A quarter of Albany households don’t have the internet. That’s a lot.

Jordan Carleo-Evangelist
4 min readDec 20, 2016

Somewhere between a quarter and third of Albany households can’t access the internet from home.

That’s as many as 12,000 homes where people can’t look for jobs or research doctors online, take online college courses or hunt for the best price on something they have to buy.

Given how heavily we rely on the internet to do basically everything in 2016 — including homework — that’s huge.

According to census data released this fall, roughly 29 percent of homes in the city lack internet subscriptions — give or take 3.5 percent. Even on the low end of that range, that’s a lot.

The Census Bureau only began collecting this data at the city level in 2013, and aside from what the numbers explicitly tell us, they’re interesting because they offer another window on how poverty impacts a city in ways that aren’t as obvious as blighted neighborhoods or the number of school children receiving subsidized lunch.

The consequences are fairly straightforward: A more difficult time finding work and navigating the healthcare system, a harder time completing school assignments and paying more for things than necessary — just to name a few.

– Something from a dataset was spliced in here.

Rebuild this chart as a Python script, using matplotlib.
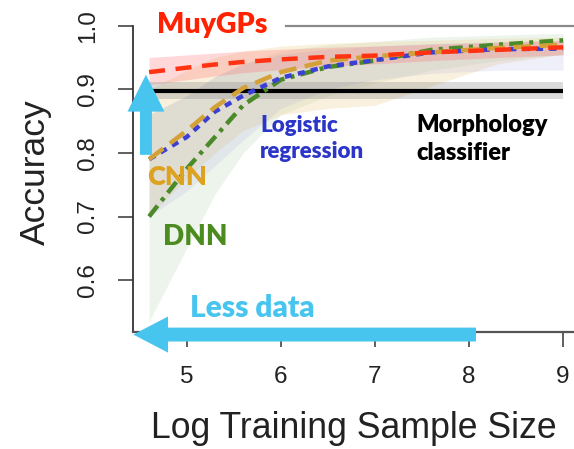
import matplotlib
matplotlib.use("Agg")
import matplotlib.pyplot as plt
import numpy as np

# ---------------- data ----------------
log_size = [4.6, 5.0, 5.3, 5.6, 6.0, 6.5, 7.0, 7.6, 8.3, 9.0]

muygps = [0.927, 0.934, 0.939, 0.943, 0.947, 0.951, 0.953, 0.958, 0.962, 0.966]
muygps_lo = [0.907, 0.915, 0.921, 0.926, 0.931, 0.936, 0.940, 0.945, 0.950, 0.954]
muygps_hi = [0.950, 0.954, 0.957, 0.960, 0.963, 0.966, 0.968, 0.971, 0.974, 0.977]

cnn = [0.790, 0.835, 0.872, 0.902, 0.927, 0.945, 0.952, 0.958, 0.965, 0.970]
cnn_lo = [0.700, 0.760, 0.800, 0.835, 0.860, 0.870, 0.875, 0.905, 0.940, 0.955]
cnn_hi = [0.900, 0.930, 0.950, 0.960, 0.968, 0.972, 0.975, 0.977, 0.980, 0.982]

logistic = [0.790, 0.825, 0.865, 0.890, 0.918, 0.936, 0.946, 0.958, 0.963, 0.964]
logistic_lo = [0.700, 0.740, 0.780, 0.820, 0.870, 0.900, 0.915, 0.925, 0.930, 0.930]
logistic_hi = [0.860, 0.890, 0.920, 0.940, 0.955, 0.963, 0.968, 0.972, 0.975, 0.976]

dnn = [0.700, 0.775, 0.825, 0.875, 0.915, 0.935, 0.945, 0.962, 0.970, 0.977]
dnn_lo = [0.535, 0.650, 0.735, 0.800, 0.860, 0.890, 0.910, 0.930, 0.945, 0.955]
dnn_hi = [0.860, 0.890, 0.920, 0.940, 0.960, 0.970, 0.975, 0.982, 0.985, 0.988]

morph_x = [4.6, 9.0]
morph = [0.898, 0.898]
morph_lo = [0.884, 0.884]
morph_hi = [0.912, 0.912]

x_ticks = [5, 6, 7, 8, 9]
y_ticks = [0.6, 0.7, 0.8, 0.9, 1.0]

# ---------------- figure ----------------
W, H = 574, 449
fig = plt.figure(figsize=(W / 100, H / 100), dpi=100)

def fx(px):
    return px / W

def fy(py):
    return 1 - py / H

ax_left, ax_right, ax_bottom, ax_top = 133.3, 574, 331.7, 10
ax = fig.add_axes([fx(ax_left), fy(ax_bottom), (ax_right - ax_left) / W,
                   (ax_bottom - ax_top) / H])
ax.set_xlim(4.4325, 4.4325 + (ax_right - ax_left) / 94.1)
ax.set_ylim(0.519, 1.0 + (25.7 - ax_top) / 637)

RED = "#ff3312"
GOLD = "#d4a038"
BLUE = "#3b3fd6"
GREEN = "#4a8a28"

# bands
ax.fill_between(log_size, dnn_lo, dnn_hi, color="#a8c8a0", alpha=0.2, lw=0, zorder=1)
ax.fill_between(log_size, cnn_lo, cnn_hi, color="#ecd090", alpha=0.3, lw=0, zorder=1)
ax.fill_between(log_size, logistic_lo, logistic_hi, color="#9898e0", alpha=0.15, lw=0, zorder=1)
ax.fill_between(log_size, muygps_lo, muygps_hi, color="#ff6868", alpha=0.25, lw=0, zorder=1)
ax.fill_between(morph_x, morph_lo, morph_hi, color="#888888", alpha=0.3, lw=0, zorder=1)

# reference line at 1.0
ax.axhline(1.0, xmin=(286 - ax_left) / (ax_right - ax_left), color="#8a8a8a", lw=1.6, zorder=2)

# morphology
ax.plot(morph_x, morph, color="black", lw=3.0, zorder=3, solid_capstyle="butt")

lw = 3.2
ax.plot(log_size, dnn, color=GREEN, lw=lw, ls=(0, (3.1, 1.4, 0.9, 1.4)), zorder=4)
ax.plot(log_size, logistic, color=BLUE, lw=lw, ls=(0, (1.6, 1.4)), zorder=4)
ax.plot(log_size, cnn, color=GOLD, lw=lw, ls=(0, (4.0, 1.9)), zorder=4)
ax.plot(log_size, muygps, color=RED, lw=lw, ls=(0, (3.6, 2.4)), zorder=5)

# axes styling
for s in ["top", "right"]:
    ax.spines[s].set_visible(False)
ax.spines["left"].set_bounds(0.519, 1.0)
ax.spines["left"].set_color("#333333")
ax.spines["left"].set_linewidth(1.3)
ax.spines["bottom"].set_color("#555555")
ax.spines["bottom"].set_linewidth(1.6)
ax.set_xticks(x_ticks)
ax.set_xticklabels([str(v) for v in x_ticks])
ax.set_yticks(y_ticks)
ax.set_yticklabels([f"{v:.1f}" for v in y_ticks])
ax.tick_params(axis="both", length=10.8, width=1.2, color="#444444",
               labelsize=17.5, pad=14, labelcolor="#222222")
for t in ax.get_xticklabels() + ax.get_yticklabels():
    t.set_fontfamily(["Liberation Sans", "DejaVu Sans"])
plt.setp(ax.get_yticklabels(), rotation=90, va="center")
ax.patch.set_visible(False)

# axis titles
fig.text(fx(35), fy(172), "Accuracy", rotation=90, ha="center", va="center",
         fontsize=25.5, color="#222222", family=["Liberation Sans", "DejaVu Sans"])
fig.text(fx(353.5), fy(428), "Log Training Sample Size", ha="center", va="center",
         fontsize=25.7, color="#222222", family=["Liberation Sans", "DejaVu Sans"])

# arrows
ARROW_C = "#47c5ee"
ax.annotate("", xy=(4.567, 0.923), xytext=(4.567, 0.797),
            arrowprops=dict(arrowstyle="simple,head_length=26.6,head_width=26.6,tail_width=8.6",
                            mutation_scale=1, color=ARROW_C, lw=0, shrinkA=0, shrinkB=0),
            zorder=6, annotation_clip=False)
ax.annotate("", xy=(4.4325, 0.5145), xytext=(8.074, 0.5145),
            arrowprops=dict(arrowstyle="simple,head_length=25,head_width=26,tail_width=10",
                            mutation_scale=1, color=ARROW_C, lw=0, shrinkA=0, shrinkB=0),
            zorder=7, annotation_clip=False)

# annotation labels
lab = dict(family=["Lato", "DejaVu Sans"], fontweight="heavy", ha="left", va="baseline")
fig.text(fx(157), fy(33), "MuyGPs", color="#ff2200", fontsize=20.5, **lab)
fig.text(fx(147), fy(185), "CNN", color="#dda21f", fontsize=19.5, **lab)
fig.text(fx(163), fy(245), "DNN", color="#4c8c1f", fontsize=20, **lab)
fig.text(fx(260), fy(132), "Logistic", color="#2b35c8", fontsize=16, **lab)
fig.text(fx(260), fy(158), "regression", color="#2b35c8", fontsize=16, **lab)
fig.text(fx(416), fy(132), "Morphology", color="black", fontsize=17, **lab)
fig.text(fx(416), fy(160), "classifier", color="black", fontsize=17, **lab)
fig.text(fx(190), fy(317), "Less data", color=ARROW_C, fontsize=21.5, **lab)

fig.savefig("out.png", dpi=100)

More interesting is that, by comparison, Albany is the most plugged-in big city upstate. Of the five largest cities north of the Bronx, Albany ranks second behind only Yonkers in the percentage of households that can log-on from home.

Not surprisingly, the numbers on home internet connections more or less track with poverty. At about 27 percent, Albany’s poverty level is the lowest of the four big upstate cities.

Statewide, 78 percent of New York households have access to the internet. In the Capital Region, the figure is about 80 percent thanks to more affluent places like Saratoga County where the home subscription rate is as high as 88 percent.

That means Albany, while better off than some of the poorest big urban areas upstate, is still lagging behind. And it’s further evidence that the digital divide in 2016 is not purely a problem of rural infrastructure.

The state has pledged $500 million to make broadband accessible to every New Yorker by 2018 — an aggressive goal that would wipe out vast upstate high-speed internet dead zones. The city, too, has commissioned a working group to study broadband quality and access.

But the numbers suggest that in Albany and places like it, penetration of broadband infrastructure isn’t the issue. It’s not that people couldn’t buy a subscription if they could afford one.

The vast majority of Albany residents with internet service at home are using some kind of broadband. The biggest obstacle is more likely cost.

The Pew Research Center found that among Americans without broadband, 43 percent cited the steep cost as the chief reason. Exactly how much broadband will run you varies by location and whether it’s bundled with other services, but 2011 data collected by the federal government found the majority of users were paying somewhere between $30 and $60 a month for it.

(Pew also notes that broadband adoption appears to be leveling off thanks in large part to the rise in smartphone use, but the census accounts for this by including households with mobile broadband — e.g., tablets and smartphones with data plans — in its figures.)

All this points to why the work of organizations like the Albany Public Library is so important. The APL last year began loaning tablets that double as Wi-Fi hotspots, giving patrons a device and a connection to surf the web from the comfort and privacy of their own homes. For free. At the library’s branches alone, Wi-Fi use increased 12 percent last year.

Some argue a municipally run broadband network will yield better, more affordable service — though the start-up costs would be formidable for a city as cash-strapped as Albany. City and state officials have also looked to the private sector to boost competition, sharply criticizing Verizon for declining to expand its fiber-optic network from the surrounding suburbs into Albany.

Ultimately, it’s not just about the ability to scroll through Facebook or e-pay your National Grid bill while wearing your slippers. Those are the luxuries internet access affords.

Internet access ceased to be a luxury when it also became virtually a requirement to apply for many jobs. More than 40 percent of those without broadband access cite it as a major obstacle to their employment prospects.

Finally, aside from all these mostly familiar arguments, there’s another hidden consequence to a city of so many digital have-nots. As our means of neighborhood organization and civic and political activism increasingly shift online, those who cannot follow them there — the same people who are already likely to be marginalized by poverty — get left behind.